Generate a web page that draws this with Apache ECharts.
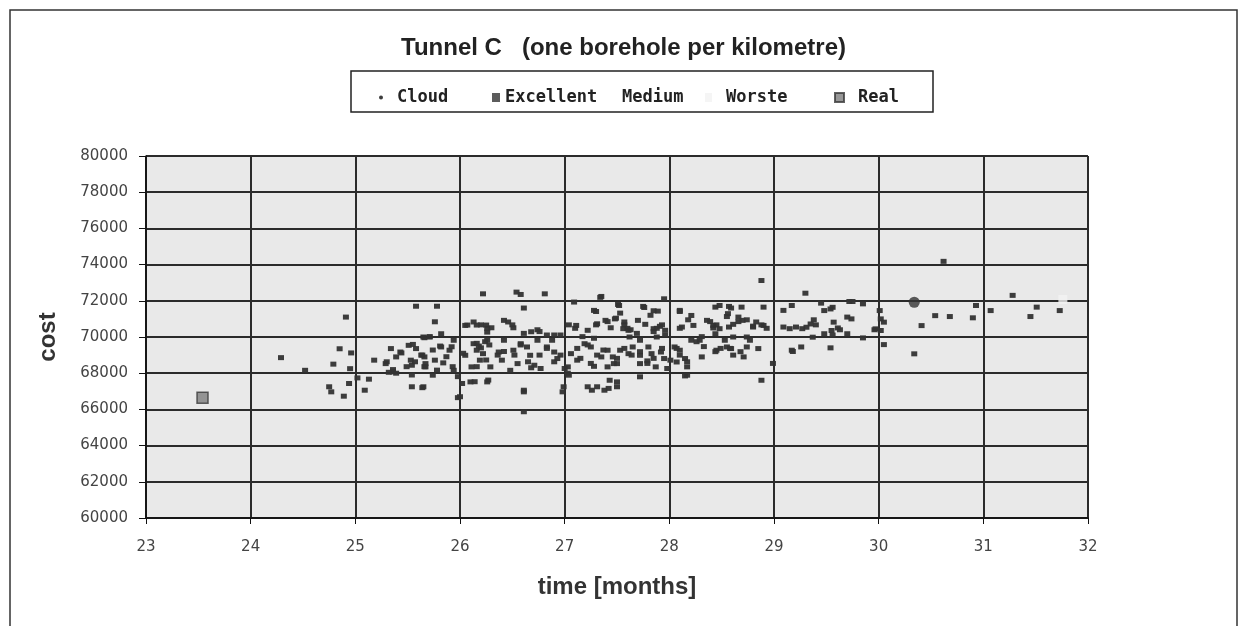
<!DOCTYPE html>
<html>
<head>
<meta charset="utf-8">
<title>Tunnel C</title>
<script src="https://cdn.jsdelivr.net/npm/echarts@6/dist/echarts.min.js"></script>
<style>
  html, body { margin: 0; padding: 0; background: #fff; }
  #chart { width: 1247px; height: 626px; }
</style>
</head>
<body>
<div id="chart"></div>
<script>
// axis ticks
const monthTicks = [23, 24, 25, 26, 27, 28, 29, 30, 31, 32];
const costTicks = [60000, 62000, 64000, 66000, 68000, 70000, 72000, 74000, 76000, 78000, 80000];

// cloud points [month, cost]
const cloud24 = [
  [24.29, 68860], [24.52, 68160], [24.91, 71100], [24.85, 69350], [24.96, 69120],
  [24.79, 68500], [24.95, 68250], [24.75, 67250], [24.77, 66970], [24.89, 66730], [24.94, 67430]
];
const cloud25 = [
  [25.02, 67740], [25.09, 67060], [25.13, 67670], [25.18, 68720], [25.29, 68530], [25.32, 68050],
  [25.36, 68200], [25.39, 68000], [25.34, 69360], [25.39, 68900], [25.43, 69170], [25.51, 69540],
  [25.53, 68720], [25.54, 68440], [25.58, 69360], [25.64, 69000], [25.67, 68530], [25.54, 67250],
  [25.64, 67200], [25.54, 67900], [25.66, 69960], [25.58, 71700], [25.78, 71700], [25.76, 70840],
  [25.65, 70000], [25.71, 70000], [25.82, 70180], [25.94, 69820], [25.82, 69450], [25.90, 69270],
  [25.66, 68900], [25.76, 68720], [25.84, 68570], [25.67, 68350], [25.74, 67890], [25.94, 68160],
  [25.65, 67250], [25.98, 66650], [25.30, 68630], [25.36, 68070], [25.44, 69120], [25.49, 68360],
  [25.55, 69590], [25.57, 68630], [25.63, 69000], [25.66, 68360], [25.71, 70020], [25.74, 69280],
  [25.78, 68170], [25.81, 69500], [25.87, 68910], [25.92, 69460], [25.93, 68360], [25.98, 67810]
];
const cloud26 = [
  [26.22, 72385], [26.54, 72480], [26.58, 72350], [26.81, 72385], [26.61, 71600], [26.13, 70830],
  [26.05, 70640], [26.30, 70510], [26.42, 70920], [26.46, 70830], [26.51, 70510], [26.74, 70400],
  [26.26, 70270], [26.13, 69630], [26.16, 69270], [26.22, 69080], [26.05, 68990], [26.19, 68720],
  [26.11, 68350], [26.29, 68350], [26.40, 68720], [26.37, 69170], [26.51, 69270], [26.58, 69630],
  [26.64, 69450], [26.67, 68990], [26.55, 68530], [26.71, 68440], [26.48, 68160], [26.77, 68260],
  [26.83, 69450], [26.90, 69170], [26.93, 68810], [26.88, 69820], [26.74, 69820], [26.42, 69820],
  [26.26, 69820], [26.26, 67520], [26.10, 67520], [26.02, 67430], [26.00, 66700], [26.61, 67060],
  [26.61, 65870], [26.99, 67250], [26.20, 70670], [26.26, 70480], [26.50, 70670], [26.61, 70200],
  [26.68, 70290], [26.76, 70300], [26.83, 70110], [26.90, 70110], [26.96, 70110], [26.20, 69400],
  [26.24, 69740], [26.28, 69560], [26.36, 69000], [26.42, 69200], [26.52, 69000], [26.58, 69560],
  [26.65, 68630], [26.68, 68300], [26.76, 69000], [26.83, 69370], [26.90, 68630], [26.96, 69000],
  [26.61, 66970], [26.98, 66970], [26.03, 69100], [26.07, 70660], [26.16, 70660], [26.25, 70660],
  [26.16, 69650], [26.18, 69500], [26.16, 68360], [26.25, 68730], [26.27, 67620], [26.14, 67530]
];
const cloud27 = [
  [27.03, 68000], [27.03, 68350], [27.09, 71930], [27.28, 71470], [27.35, 72240], [27.11, 70640],
  [27.22, 70370], [27.31, 70730], [27.39, 70920], [27.44, 70510], [27.19, 69630], [27.25, 69450],
  [27.35, 68900], [27.41, 69270], [27.47, 68530], [27.28, 68380], [27.22, 67250], [27.31, 67250],
  [27.42, 67160], [27.06, 69080], [27.12, 68720], [27.51, 71800], [27.75, 71690], [27.85, 71450],
  [27.89, 71430], [27.82, 71200], [27.48, 71000], [27.57, 70830], [27.61, 70370], [27.56, 70460],
  [27.70, 70920], [27.77, 70700], [27.85, 70460], [27.91, 70590], [27.96, 70370], [27.88, 70000],
  [27.62, 70000], [27.72, 69820], [27.65, 69450], [27.53, 69270], [27.46, 68900], [27.50, 68530],
  [27.61, 69080], [27.72, 68990], [27.80, 69450], [27.83, 69080], [27.92, 69170], [27.95, 68810],
  [27.87, 68350], [27.72, 68530], [27.79, 68680], [27.43, 67610], [27.72, 67800], [27.50, 67250],
  [27.34, 72190], [27.30, 71410], [27.95, 72110], [27.52, 71740], [27.76, 71630], [27.53, 71320],
  [27.04, 70670], [27.10, 70480], [27.17, 70020], [27.28, 69930], [27.30, 70670], [27.41, 70850],
  [27.49, 71040], [27.57, 70670], [27.60, 70480], [27.63, 70400], [27.69, 70200], [27.85, 70300],
  [27.88, 70480], [27.93, 70670], [27.96, 70110], [27.00, 68260], [27.04, 67890], [27.12, 69370],
  [27.22, 69560], [27.15, 68820], [27.25, 68540], [27.31, 69000], [27.37, 69280], [27.41, 68350],
  [27.50, 68820], [27.57, 69370], [27.64, 69000], [27.72, 69190], [27.79, 68540], [27.85, 68820],
  [27.93, 69370], [27.98, 68260], [27.26, 67060], [27.38, 67060], [27.50, 67520]
];
const cloud28 = [
  [28.01, 68720], [28.07, 68620], [28.10, 69270], [28.15, 68810], [28.17, 68350], [28.05, 69450],
  [28.21, 69820], [28.29, 69820], [28.31, 68900], [28.10, 71470], [28.12, 70550], [28.21, 71190],
  [28.23, 70640], [28.36, 70920], [28.42, 70640], [28.44, 71650], [28.48, 71740], [28.56, 71290],
  [28.57, 71690], [28.69, 71650], [28.66, 71100], [28.70, 70920], [28.57, 70550], [28.48, 70460],
  [28.44, 70180], [28.53, 69820], [28.61, 70000], [28.74, 70000], [28.77, 69820], [28.55, 69450],
  [28.45, 69270], [28.59, 69360], [28.71, 68900], [28.85, 69360], [28.74, 69450], [28.83, 70830],
  [28.90, 70640], [28.90, 71650], [28.80, 70550], [28.88, 67610], [28.88, 73120], [28.17, 67890],
  [28.10, 71410], [28.59, 71600], [28.55, 71130], [28.10, 70480], [28.18, 70950], [28.31, 70020],
  [28.39, 70850], [28.42, 70500], [28.45, 70670], [28.61, 70700], [28.66, 70850], [28.74, 70950],
  [28.80, 70600], [28.88, 70670], [28.93, 70480], [28.07, 69370], [28.10, 69000], [28.17, 68630],
  [28.26, 69740], [28.33, 69470], [28.44, 69190], [28.49, 69370], [28.58, 69370], [28.61, 69000],
  [28.68, 69190], [28.99, 68540], [28.15, 67850]
];
const cloud29 = [
  [29.09, 71470], [29.17, 71740], [29.09, 70550], [29.15, 70460], [29.21, 70550], [29.27, 70460],
  [29.17, 69270], [29.26, 69450], [29.30, 72420], [29.45, 71870], [29.72, 71960], [29.75, 71960],
  [29.85, 71830], [29.56, 71640], [29.48, 71460], [29.70, 71100], [29.74, 71000], [29.38, 70950],
  [29.35, 70720], [29.31, 70540], [29.57, 70820], [29.61, 70500], [29.55, 70360], [29.48, 70180],
  [29.37, 69990], [29.70, 70180], [29.85, 69950], [29.54, 69400], [29.97, 70450], [29.54, 71550],
  [29.40, 70670], [29.56, 70110], [29.63, 70400], [29.96, 70400], [29.18, 69200]
];
const cloud30 = [
  [30.01, 71460], [30.02, 71000], [30.05, 70820], [30.02, 70360], [30.05, 69580], [30.41, 70630],
  [30.34, 69070], [30.54, 71180], [30.68, 71130], [30.90, 71060], [30.93, 71740], [31.07, 71460],
  [30.62, 74180], [31.28, 72300], [31.51, 71650], [31.45, 71130], [31.73, 71460]
];

// single scenario points
const excellentData = [[30.34, 71920]];
const mediumData = [];
const worsteData = [[31.76, 72080]];
const realData = [[23.54, 66650]];

const cloudData = [].concat(cloud24, cloud25, cloud26, cloud27, cloud28, cloud29, cloud30);

const chart = echarts.init(document.getElementById('chart'));

const legendText = {
  fontFamily: 'DejaVu Sans Mono',
  fontWeight: 'bold',
  fontSize: 17,
  color: '#222'
};

function oneLegend(name, left, w, h, icon, pad) {
  return {
    data: [{name: name, icon: icon}],
    left: left,
    top: 84,
    itemWidth: w,
    itemHeight: h,
    selectedMode: false,
    textStyle: Object.assign({padding: [0, 0, 0, pad]}, legendText)
  };
}

const option = {
  backgroundColor: '#fff',
  animation: false,
  title: {
    text: 'Tunnel C   (one borehole per kilometre)',
    left: 'center',
    top: 31,
    textStyle: {fontFamily: 'Liberation Sans', fontWeight: 'bold', fontSize: 24, color: '#222'}
  },
  graphic: [
    {
      type: 'rect',
      shape: {x: 10, y: 10, width: 1227, height: 700},
      style: {fill: 'none', stroke: '#333', lineWidth: 1.5},
      silent: true
    },
    {
      type: 'rect',
      shape: {x: 351, y: 71, width: 582, height: 41},
      style: {fill: '#fff', stroke: '#222', lineWidth: 1.5},
      silent: true
    }
  ],
  legend: [
    oneLegend('Cloud', 374, 4, 4, 'circle', 9),
    oneLegend('Excellent', 487, 8, 9, 'rect', 0),
    oneLegend('Medium', 604, 8, 8, 'rect', 0),
    oneLegend('Worste', 700, 7, 9, 'rect', 9),
    oneLegend('Real', 829, 9, 9, 'rect', 9)
  ],
  grid: {
    left: 146,
    right: 159,
    top: 156,
    bottom: 108,
    show: true,
    backgroundColor: '#e9e9e9',
    borderWidth: 0
  },
  xAxis: {
    type: 'value',
    min: monthTicks[0],
    max: monthTicks[monthTicks.length - 1],
    interval: 1,
    name: 'time [months]',
    nameLocation: 'middle',
    nameGap: 57,
    nameTextStyle: {fontFamily: 'Liberation Sans', fontWeight: 'bold', fontSize: 24, color: '#333'},
    axisLine: {show: true, lineStyle: {color: '#111', width: 1.5}},
    axisTick: {show: true, length: 6, lineStyle: {color: '#111'}},
    axisLabel: {margin: 22, fontFamily: 'DejaVu Sans', fontSize: 15, color: '#444'},
    splitLine: {show: true, lineStyle: {color: '#2b2b2b', width: 2}}
  },
  yAxis: {
    type: 'value',
    min: costTicks[0],
    max: costTicks[costTicks.length - 1],
    interval: 2000,
    name: 'cost',
    nameLocation: 'middle',
    nameGap: 86,
    nameTextStyle: {fontFamily: 'Liberation Sans', fontWeight: 'bold', fontSize: 24, color: '#333'},
    axisLine: {show: true, lineStyle: {color: '#111', width: 1.5}},
    axisTick: {show: true, length: 7, lineStyle: {color: '#111'}},
    axisLabel: {
      margin: 18,
      fontFamily: 'DejaVu Sans',
      fontSize: 15,
      color: '#444',
      formatter: v => String(v)
    },
    splitLine: {show: true, lineStyle: {color: '#2b2b2b', width: 2}}
  },
  series: [
    {
      name: 'Cloud',
      type: 'scatter',
      symbol: 'rect',
      symbolSize: [6, 5],
      itemStyle: {color: '#333', opacity: 0.95},
      data: cloudData
    },
    {
      name: 'Excellent',
      type: 'scatter',
      symbol: 'circle',
      symbolSize: 11,
      itemStyle: {color: '#333'},
      data: excellentData
    },
    {
      name: 'Medium',
      type: 'scatter',
      symbol: 'rect',
      symbolSize: 8,
      itemStyle: {color: '#fff'},
      data: mediumData
    },
    {
      name: 'Worste',
      type: 'scatter',
      symbol: 'rect',
      symbolSize: 9,
      itemStyle: {color: '#f2f2f2'},
      data: worsteData
    },
    {
      name: 'Real',
      type: 'scatter',
      symbol: 'rect',
      symbolSize: 11,
      itemStyle: {color: '#7d7d7d', borderColor: '#3a3a3a', borderWidth: 1.5},
      data: realData
    }
  ]
};

chart.setOption(option);
window.addEventListener('resize', () => chart.resize());
</script>
</body>
</html>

_TASK STATEMENT_
Up to and including the line containing "76000, 78000, 80000];", repeat every line from the start of the data, but none of the pictures.

_RESPONSE_
Generate a web page that draws this with Apache ECharts.
<!DOCTYPE html>
<html>
<head>
<meta charset="utf-8">
<title>Tunnel C</title>
<script src="https://cdn.jsdelivr.net/npm/echarts@6/dist/echarts.min.js"></script>
<style>
  html, body { margin: 0; padding: 0; background: #fff; }
  #chart { width: 1247px; height: 626px; }
</style>
</head>
<body>
<div id="chart"></div>
<script>
// axis ticks
const monthTicks = [23, 24, 25, 26, 27, 28, 29, 30, 31, 32];
const costTicks = [60000, 62000, 64000, 66000, 68000, 70000, 72000, 74000, 76000, 78000, 80000];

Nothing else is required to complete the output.